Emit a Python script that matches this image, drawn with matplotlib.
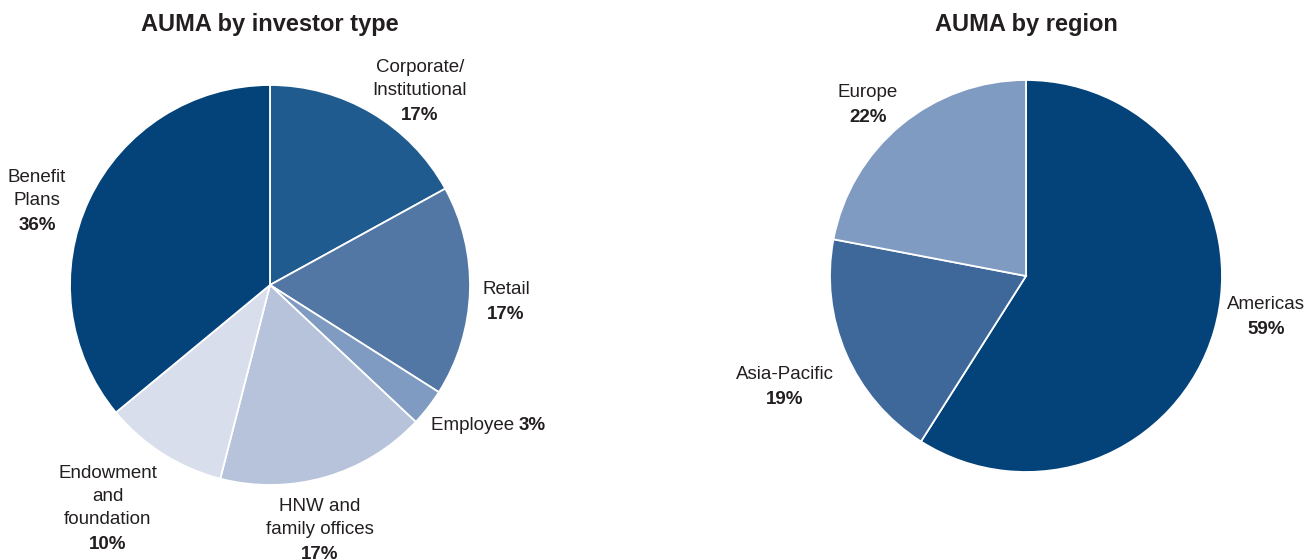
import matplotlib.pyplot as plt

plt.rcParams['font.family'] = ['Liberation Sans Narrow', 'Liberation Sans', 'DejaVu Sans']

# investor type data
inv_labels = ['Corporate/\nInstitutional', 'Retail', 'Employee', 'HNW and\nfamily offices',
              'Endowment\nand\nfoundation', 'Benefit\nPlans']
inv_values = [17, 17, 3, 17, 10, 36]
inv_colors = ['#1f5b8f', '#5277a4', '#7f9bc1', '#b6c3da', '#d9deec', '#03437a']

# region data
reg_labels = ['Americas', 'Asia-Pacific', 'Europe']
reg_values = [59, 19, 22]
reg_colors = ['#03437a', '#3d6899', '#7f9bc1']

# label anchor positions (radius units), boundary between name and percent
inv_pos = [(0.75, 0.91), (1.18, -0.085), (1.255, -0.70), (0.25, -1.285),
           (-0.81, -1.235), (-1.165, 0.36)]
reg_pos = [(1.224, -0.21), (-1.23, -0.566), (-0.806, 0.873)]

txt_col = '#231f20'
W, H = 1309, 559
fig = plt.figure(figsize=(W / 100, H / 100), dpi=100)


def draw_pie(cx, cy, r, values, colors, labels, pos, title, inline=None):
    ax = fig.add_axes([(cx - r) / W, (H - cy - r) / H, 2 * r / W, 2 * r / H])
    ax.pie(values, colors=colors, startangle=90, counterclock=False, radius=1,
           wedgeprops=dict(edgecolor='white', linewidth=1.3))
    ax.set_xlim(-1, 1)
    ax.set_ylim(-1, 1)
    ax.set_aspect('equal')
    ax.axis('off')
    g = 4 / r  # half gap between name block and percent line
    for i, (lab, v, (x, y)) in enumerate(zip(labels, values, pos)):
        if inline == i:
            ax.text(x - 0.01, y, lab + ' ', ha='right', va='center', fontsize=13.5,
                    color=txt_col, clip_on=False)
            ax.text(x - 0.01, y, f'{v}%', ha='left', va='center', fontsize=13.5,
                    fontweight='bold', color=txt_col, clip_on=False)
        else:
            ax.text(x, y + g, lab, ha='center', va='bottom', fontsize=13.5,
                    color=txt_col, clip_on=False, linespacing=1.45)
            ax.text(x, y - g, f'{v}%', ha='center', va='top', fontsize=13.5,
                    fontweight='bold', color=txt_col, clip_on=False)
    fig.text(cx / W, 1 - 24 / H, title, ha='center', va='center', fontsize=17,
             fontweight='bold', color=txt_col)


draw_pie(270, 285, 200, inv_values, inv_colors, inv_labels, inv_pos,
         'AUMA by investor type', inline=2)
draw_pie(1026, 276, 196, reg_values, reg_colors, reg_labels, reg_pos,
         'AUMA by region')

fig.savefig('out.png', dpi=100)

****

- [Stated task]: In this exercise, set down all of the data exactly, without the pictures.

- [Output of the task]:
Emit a Python script that matches this image, drawn with matplotlib.
import matplotlib.pyplot as plt

plt.rcParams['font.family'] = ['Liberation Sans Narrow', 'Liberation Sans', 'DejaVu Sans']

# investor type data
inv_labels = ['Corporate/\nInstitutional', 'Retail', 'Employee', 'HNW and\nfamily offices',
              'Endowment\nand\nfoundation', 'Benefit\nPlans']
inv_values = [17, 17, 3, 17, 10, 36]
inv_colors = ['#1f5b8f', '#5277a4', '#7f9bc1', '#b6c3da', '#d9deec', '#03437a']

# region data
reg_labels = ['Americas', 'Asia-Pacific', 'Europe']
reg_values = [59, 19, 22]
reg_colors = ['#03437a', '#3d6899', '#7f9bc1']

# label anchor positions (radius units), boundary between name and percent
inv_pos = [(0.75, 0.91), (1.18, -0.085), (1.255, -0.70), (0.25, -1.285),
           (-0.81, -1.235), (-1.165, 0.36)]
reg_pos = [(1.224, -0.21), (-1.23, -0.566), (-0.806, 0.873)]

txt_col = '#231f20'
W, H = 1309, 559
fig = plt.figure(figsize=(W / 100, H / 100), dpi=100)


def draw_pie(cx, cy, r, values, colors, labels, pos, title, inline=None):
    ax = fig.add_axes([(cx - r) / W, (H - cy - r) / H, 2 * r / W, 2 * r / H])
    ax.pie(values, colors=colors, startangle=90, counterclock=False, radius=1,
           wedgeprops=dict(edgecolor='white', linewidth=1.3))
    ax.set_xlim(-1, 1)
    ax.set_ylim(-1, 1)
    ax.set_aspect('equal')
    ax.axis('off')
    g = 4 / r  # half gap between name block and percent line
    for i, (lab, v, (x, y)) in enumerate(zip(labels, values, pos)):
        if inline == i:
            ax.text(x - 0.01, y, lab + ' ', ha='right', va='center', fontsize=13.5,
                    color=txt_col, clip_on=False)
            ax.text(x - 0.01, y, f'{v}%', ha='left', va='center', fontsize=13.5,
                    fontweight='bold', color=txt_col, clip_on=False)
        else:
            ax.text(x, y + g, lab, ha='center', va='bottom', fontsize=13.5,
                    color=txt_col, clip_on=False, linespacing=1.45)
            ax.text(x, y - g, f'{v}%', ha='center', va='top', fontsize=13.5,
                    fontweight='bold', color=txt_col, clip_on=False)
    fig.text(cx / W, 1 - 24 / H, title, ha='center', va='center', fontsize=17,
             fontweight='bold', color=txt_col)


draw_pie(270, 285, 200, inv_values, inv_colors, inv_labels, inv_pos,
         'AUMA by investor type', inline=2)
draw_pie(1026, 276, 196, reg_values, reg_colors, reg_labels, reg_pos,
         'AUMA by region')

fig.savefig('out.png', dpi=100)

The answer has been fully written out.